Después de años usando IA en el trabajo diario, una cosa quedó clara: no se trata de la tecnología.
Se trata de nosotros.
La IA generativa se cuela en nuestras rutinas como el café: sin darnos cuenta, ya no podemos funcionar sin ella. No porque sea más espectacular que otras tecnologías, sino porque es más silenciosa. Se integra sin ceremonia, sin grandes anuncios.
Y eso nos enseña algo importante.
La verdadera adopción tecnológica no ocurre en las conferencias ni en los titulares. Ocurre cuando dejamos de pensar en la herramienta y empezamos a pensar con ella. Cuando el prompt perfecto importa menos que entender qué problema estamos resolviendo.
Mientras más usamos IA, más cuenta nos damos de que seguimos siendo nosotros quienes hacemos el trabajo pesado. La IA no piensa por nosotros. Amplifica nuestro pensamiento.
Si le damos contexto pobre, nos devuelve mediocridad amplificada. Si llegamos con ideas confusas, nos ayuda a confundirnos más rápido. Si no sabemos qué queremos, la IA tampoco lo sabrá.
Y hay algo más. La IA que usamos hoy es la peor que vamos a usar jamás. Con velocidad exponencial, lo que no funciona hoy funcionará en días. Es cuestión de volver a intentarlo.

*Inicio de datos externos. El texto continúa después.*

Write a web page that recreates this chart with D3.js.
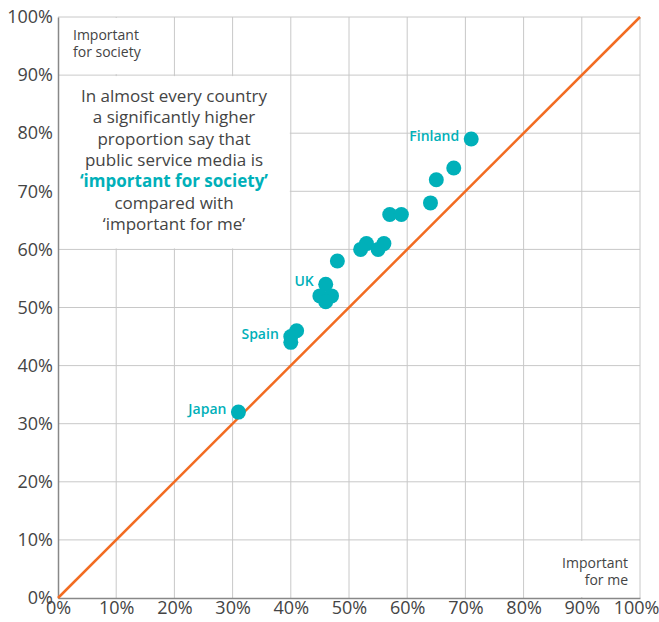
<!DOCTYPE html>
<meta charset="utf-8">
<style>

body { margin: 0; background: #fff; }

.grid line {
  stroke: #c8c8c8;
  stroke-width: 1px;
}

.axis text {
  font-family: "Open Sans", sans-serif;
  font-size: 18px;
  fill: #444;
}

.dots circle {
  fill: #00b0b9;
}

.note {
  font-family: "Open Sans", sans-serif;
  fill: #444;
}

.country {
  font-family: "Open Sans", sans-serif;
  font-size: 14px;
  font-weight: 600;
  fill: #00b0b9;
}

</style>
<svg width="659" height="622"></svg>
<script src="https://d3js.org/d3.v7.min.js"></script>
<script>

// important for me (x) vs important for society (y), percent
var forMe      = [71, 68, 65, 64, 57, 59, 53, 56, 52, 55, 48, 46, 45, 47, 46, 41, 40, 40, 31];
var forSociety = [79, 74, 72, 68, 66, 66, 61, 61, 60, 60, 58, 54, 52, 52, 51, 46, 45, 44, 32];
var countries  = ["Finland", "", "", "", "", "", "", "", "", "", "", "UK", "", "", "", "", "Spain", "", "Japan"];

var ticks = [0, 10, 20, 30, 40, 50, 60, 70, 80, 90, 100];

var noteLines = [
  "In almost every country",
  "a significantly higher",
  "proportion say that",
  "public service media is",
  "\u2018important for society\u2019",
  "compared with",
  "\u2018important for me\u2019"
];

var svg = d3.select("svg");

var x = d3.scaleLinear().domain([0, 100]).range([58, 640]);
var y = d3.scaleLinear().domain([0, 100]).range([598, 17]);

// grid
var grid = svg.append("g").attr("class", "grid");
grid.selectAll(".v")
  .data(ticks.slice(1))
  .enter().append("line")
    .attr("x1", function(d) { return x(d); })
    .attr("x2", function(d) { return x(d); })
    .attr("y1", y(0))
    .attr("y2", y(100));
grid.selectAll(".h")
  .data(ticks.slice(1))
  .enter().append("line")
    .attr("x1", x(0))
    .attr("x2", x(100))
    .attr("y1", function(d) { return y(d); })
    .attr("y2", function(d) { return y(d); });

// white boxes that hide grid behind the text labels
svg.append("rect")
    .attr("x", x(0) + 1).attr("y", y(100) + 1)
    .attr("width", x(20) - x(0) - 2).attr("height", y(90) - y(100) - 2)
    .attr("fill", "#fff");
svg.append("rect")
    .attr("x", x(0) + 1).attr("y", y(90) + 1)
    .attr("width", x(40) - x(0) - 2).attr("height", y(60) - y(90) - 2)
    .attr("fill", "#fff");
svg.append("rect")
    .attr("x", x(80) + 1).attr("y", y(10) + 1)
    .attr("width", x(100) - x(80) - 2).attr("height", y(0) - y(10) - 2)
    .attr("fill", "#fff");

// axes
var yAxis = svg.append("g")
    .attr("class", "axis")
    .attr("transform", "translate(" + x(0) + ",0)")
    .call(d3.axisLeft(y).tickValues(ticks).tickSize(0).tickPadding(5)
      .tickFormat(function(d) { return d + "%"; }));
yAxis.select(".domain").attr("stroke", "#888").attr("stroke-width", 1.5);

var xAxis = svg.append("g")
    .attr("class", "axis")
    .attr("transform", "translate(0," + y(0) + ")")
    .call(d3.axisBottom(x).tickValues(ticks).tickSize(0).tickPadding(3)
      .tickFormat(function(d) { return d + "%"; }));
xAxis.select(".domain").attr("stroke", "#888").attr("stroke-width", 1.5);
// keep the last label inside the frame
xAxis.selectAll(".tick text")
    .filter(function(d) { return d == 100; })
    .attr("dx", -4);

// diagonal
svg.append("line")
    .attr("x1", x(0)).attr("y1", y(0))
    .attr("x2", x(100)).attr("y2", y(100))
    .attr("stroke", "#f26c22")
    .attr("stroke-width", 2.5);

// points
var pts = forMe.map(function(d, i) {
  return { me: d, soc: forSociety[i], name: countries[i] };
});

svg.append("g")
    .attr("class", "dots")
  .selectAll("circle")
  .data(pts)
  .enter().append("circle")
    .attr("cx", function(d) { return x(d.me); })
    .attr("cy", function(d) { return y(d.soc); })
    .attr("r", 7.5);

svg.append("g")
  .selectAll("text")
  .data(pts.filter(function(d) { return d.name; }))
  .enter().append("text")
    .attr("class", "country")
    .attr("x", function(d) { return x(d.me) - 12; })
    .attr("y", function(d) { return y(d.soc) + 2; })
    .attr("text-anchor", "end")
    .text(function(d) { return d.name; });

// corner labels
var tl = svg.append("text").attr("class", "note")
    .attr("font-size", 14);
tl.append("tspan").attr("x", 73).attr("y", 40).text("Important");
tl.append("tspan").attr("x", 73).attr("y", 57).text("for society");

var br = svg.append("text").attr("class", "note")
    .attr("font-size", 14).attr("text-anchor", "end");
br.append("tspan").attr("x", 628).attr("y", 568).text("Important");
br.append("tspan").attr("x", 628).attr("y", 585).text("for me");

// annotation
svg.append("text")
    .attr("class", "note")
    .attr("font-size", 17)
    .attr("text-anchor", "middle")
  .selectAll("tspan")
  .data(noteLines)
  .enter().append("tspan")
    .attr("x", 174)
    .attr("y", function(d, i) { return 102 + i * 21.3; })
    .attr("fill", function(d, i) { return i == 4 ? "#00b0b9" : null; })
    .attr("font-weight", function(d, i) { return i == 4 ? 700 : null; })
    .text(function(d) { return d; });

</script>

La IA generativa nos está enseñando algo que quizás no queríamos aprender: que la calidad de nuestras preguntas siempre fue más importante que la sofisticación de nuestras respuestas.
Que comunicar claramente lo que necesitamos no es una habilidad técnica. Es la habilidad.
Y que tal vez, después de todo, la IA no nos está reemplazando. Nos está mostrando quiénes somos cuando las excusas se agotan.
¿Estamos listos para esa conversación?